In this code snippet, we declare two 64-bit integers using both long long and int64_t. The long long type is a built-in type in C++, while int64_t is defined in the <cstdint> library, which provides fixed-width integer types. The program then outputs the maximum and minimum values for signed 64-bit integers, demonstrating the range these types can cover.

Using the Standard Library

C++ offers a robust standard library that can simplify the handling of 64-bit integers. The std::int64_t type is part of the <cstdint> header, which provides a clear and portable way to work with fixed-width integers. This is particularly useful when you’re writing code that needs to be compatible across different platforms.
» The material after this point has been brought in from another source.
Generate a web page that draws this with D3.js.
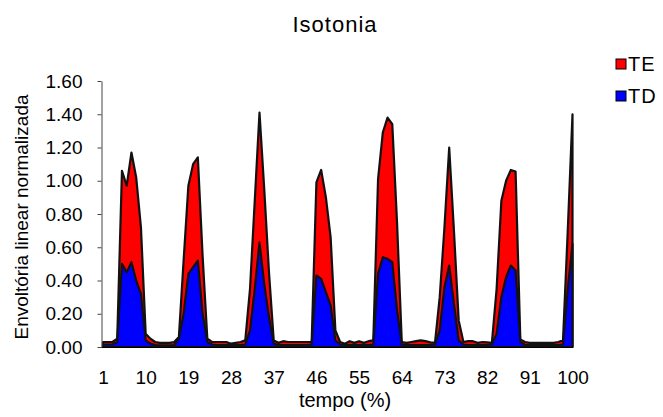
<!DOCTYPE html>
<html>
<head>
<meta charset="utf-8">
<script src="https://cdn.jsdelivr.net/npm/d3@7"></script>
<style>
  body { margin: 0; background: #fff; }
  text { font-family: Arial, "Liberation Sans", sans-serif; fill: #000; }
</style>
</head>
<body>
<div id="Areachart-div"></div>
<script>
// Constants for the chart
const CHART_WIDTH = 663;
const CHART_HEIGHT = 417;
const PLOT = { left: 101.5, x0: 103, x1: 572.5, top: 81, bottom: 347 };

const TITLE = 'Isotonia';
const Y_LABEL = 'Envoltória linear normalizada';
const X_LABEL = 'tempo (%)';

// categories: tempo 1..100 %
const tempo = d3.range(1, 101);
const xTicks = [1, 10, 19, 28, 37, 46, 55, 64, 73, 82, 91, 100];
const yTicks = [0, 0.2, 0.4, 0.6, 0.8, 1.0, 1.2, 1.4, 1.6];

const seriesNames = ['TE', 'TD'];
const seriesColors = ['#ff0000', '#0000ff'];

// TE (red, behind)
const te = [
  0.03, 0.03, 0.03, 0.05, 1.06, 0.97, 1.17, 1.02, 0.72, 0.08,
  0.05, 0.03, 0.025, 0.025, 0.025, 0.03, 0.06, 0.52, 0.97, 1.10,
  1.14, 0.55, 0.05, 0.03, 0.03, 0.03, 0.03, 0.02, 0.025, 0.03,
  0.04, 0.35, 0.88, 1.41, 0.95, 0.45, 0.04, 0.025, 0.035, 0.03,
  0.03, 0.03, 0.03, 0.03, 0.03, 0.99, 1.065, 0.90, 0.66, 0.10,
  0.03, 0.02, 0.035, 0.025, 0.035, 0.025, 0.035, 0.04, 1.01, 1.29,
  1.38, 1.34, 0.75, 0.03, 0.025, 0.03, 0.035, 0.04, 0.035, 0.028,
  0.025, 0.30, 0.72, 1.20, 0.70, 0.16, 0.03, 0.035, 0.035, 0.025,
  0.03, 0.028, 0.025, 0.35, 0.88, 1.00, 1.065, 1.055, 0.045, 0.03,
  0.025, 0.025, 0.025, 0.025, 0.025, 0.025, 0.03, 0.04, 0.70, 1.40
];

// TD (blue, front)
const td = [
  0.015, 0.015, 0.015, 0.03, 0.50, 0.45, 0.51, 0.40, 0.32, 0.04,
  0.02, 0.012, 0.01, 0.01, 0.01, 0.012, 0.05, 0.20, 0.44, 0.48,
  0.52, 0.20, 0.03, 0.015, 0.012, 0.012, 0.012, 0.012, 0.012, 0.012,
  0.015, 0.10, 0.35, 0.63, 0.38, 0.18, 0.02, 0.012, 0.012, 0.012,
  0.012, 0.012, 0.012, 0.012, 0.015, 0.43, 0.41, 0.33, 0.25, 0.04,
  0.015, 0.012, 0.012, 0.012, 0.012, 0.012, 0.012, 0.015, 0.44, 0.54,
  0.53, 0.51, 0.22, 0.015, 0.012, 0.012, 0.012, 0.012, 0.012, 0.012,
  0.015, 0.10, 0.36, 0.49, 0.26, 0.04, 0.015, 0.012, 0.012, 0.012,
  0.012, 0.012, 0.015, 0.08, 0.30, 0.42, 0.49, 0.46, 0.03, 0.012,
  0.012, 0.012, 0.012, 0.012, 0.012, 0.012, 0.012, 0.015, 0.35, 0.62
];

const svg = d3.select('#Areachart-div')
  .append('svg')
  .attr('width', CHART_WIDTH)
  .attr('height', CHART_HEIGHT);

const xScale = d3.scaleLinear()
  .domain([1, 100])
  .range([PLOT.x0, PLOT.x1]);

const yScale = d3.scaleLinear()
  .domain([0, 1.6])
  .range([PLOT.bottom, PLOT.top]);

// areas, TE first so TD overlaps it
const area = d3.area()
  .x((d, i) => xScale(tempo[i]))
  .y0(yScale(0))
  .y1(d => yScale(d));

svg.append('g')
  .attr('id', 'AreaChart')
  .selectAll('path')
  .data([te, td])
  .join('path')
  .attr('d', area)
  .attr('fill', (d, i) => seriesColors[i])
  .attr('stroke', '#111')
  .attr('stroke-width', 2.2)
  .attr('stroke-linejoin', 'round');

// y axis
const yAxis = svg.append('g')
  .attr('id', 'Areachart-y-axis')
  .attr('transform', `translate(${PLOT.left},0)`)
  .call(d3.axisLeft(yScale)
    .tickValues(yTicks)
    .tickFormat(d3.format('.2f'))
    .tickSize(4)
    .tickSizeOuter(0)
    .tickPadding(15));
yAxis.select('.domain').attr('stroke', '#444');
yAxis.selectAll('.tick line').attr('stroke', '#444');
yAxis.selectAll('text')
  .attr('font-size', 19)
  .attr('font-family', 'Arial, "Liberation Sans", sans-serif');

// x axis (no tick marks)
const xAxis = svg.append('g')
  .attr('id', 'Areachart-x-axis')
  .attr('transform', `translate(0,${PLOT.bottom})`)
  .call(d3.axisBottom(xScale)
    .tickValues(xTicks)
    .tickFormat(d3.format('d'))
    .tickSize(0)
    .tickPadding(24));
xAxis.select('.domain').remove();
xAxis.selectAll('text')
  .attr('font-size', 19)
  .attr('font-family', 'Arial, "Liberation Sans", sans-serif');

svg.append('line')
  .attr('x1', PLOT.left)
  .attr('x2', PLOT.x1 + 0.5)
  .attr('y1', PLOT.bottom + 0.5)
  .attr('y2', PLOT.bottom + 0.5)
  .attr('stroke', '#000');

// titles
svg.append('text')
  .attr('x', 335)
  .attr('y', 32)
  .attr('text-anchor', 'middle')
  .attr('font-size', 22)
  .attr('letter-spacing', 1)
  .text(TITLE);

svg.append('text')
  .attr('transform', 'translate(27.5,217) rotate(-90)')
  .attr('text-anchor', 'middle')
  .attr('font-size', 19)
  .text(Y_LABEL);

svg.append('text')
  .attr('x', 345)
  .attr('y', 407)
  .attr('text-anchor', 'middle')
  .attr('font-size', 20)
  .text(X_LABEL);

// legend
const legend = svg.append('g')
  .attr('id', 'legend')
  .selectAll('g')
  .data(seriesNames)
  .join('g')
  .attr('transform', (d, i) => `translate(616,${59 + i * 32})`);

legend.append('rect')
  .attr('width', 10)
  .attr('height', 10)
  .attr('fill', (d, i) => seriesColors[i])
  .attr('stroke', '#000')
  .attr('stroke-width', 1);

legend.append('text')
  .attr('x', 12)
  .attr('y', 11.5)
  .attr('font-size', 20)
  .attr('letter-spacing', 1)
  .text(d => d);
</script>
</body>
</html>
Here’s how to use std::int64_t in a practical scenario:

#include <iostream>
#include <cstdint>

int main() {
    std::int64_t totalBytes = 1LL << 40; // 1 Terabyte in bytes
    std::int64_t usedBytes = 512LL << 20; // 512 Megabytes in bytes

    std::cout << "Total Bytes: " << totalBytes << std::endl;
    std::cout << "Used Bytes: " << usedBytes << std::endl;
    std::cout << "Free Bytes: " << (totalBytes - usedBytes) << std::endl;

    return 0;
}

Output:

Total Bytes: 1099511627776
Used Bytes: 536870912
Free Bytes: 1099511622144

In this example, we calculate the total and used bytes in a storage system. The std::int64_t type allows us to handle large values comfortably. The left shift operator (<<) is used to compute powers of 2, making it easy to represent sizes in bytes. This example not only highlights the usage of 64-bit integers but also demonstrates how they can be applied in real-world scenarios, such as memory management.

Handling Large Numbers with Libraries

For even more complex operations involving large numbers, consider using libraries like GMP (GNU Multiple Precision Arithmetic Library). This library provides a way to handle integers of arbitrary size, which can be useful when dealing with numbers larger than what 64-bit integers can store.

Here’s a simple example using GMP:

#include <iostream>
#include <gmpxx.h>

int main() {
    mpz_class largeNum1("123456789012345678901234567890");
    mpz_class largeNum2("987654321098765432109876543210");
    mpz_class sum = largeNum1 + largeNum2;

    std::cout << "Sum: " << sum << std::endl;

    return 0;
}

Output:

Sum: 1111111110111111111011111111100

In this code, we utilize the mpz_class from the GMP library to handle extremely large integers. The numbers are defined as strings to avoid overflow issues. The library automatically manages memory and operations on these large numbers. This approach is especially useful in applications involving cryptography, large-scale simulations, or any domain where precision is paramount.

Conclusion

Specifying and working with 64-bit integers in C++ is straightforward when you use the right data types and libraries. Whether you choose to use long long, int64_t, or even specialized libraries like GMP, understanding how to handle large numbers is essential for developing robust applications. With this knowledge, you can ensure that your applications can handle a wide range of numerical data without running into overflow issues.

FAQ

1. What is a 64-bit integer in C++?
   A 64-bit integer in C++ is a data type that can hold large integer values, typically represented as long long or int64_t.

2. How do I ensure portability when using 64-bit integers?
   Use the int64_t type from the <cstdint> library, which provides a fixed-width integer type that is consistent across different platforms.

3. Can I perform arithmetic operations on 64-bit integers?
   Yes, you can perform standard arithmetic operations like addition, subtraction, multiplication, and division on 64-bit integers just like any other integer type.

4. What should I do if I need to work with numbers larger than 64 bits?
   Consider using libraries like GMP, which allows you to work with integers of arbitrary size, making it suitable for applications that require high precision.

5. Are there any performance considerations when using 64-bit integers?
   While 64-bit integers provide a larger range, they may consume more memory than 32-bit integers. Always consider the trade-offs based on your application’s requirements.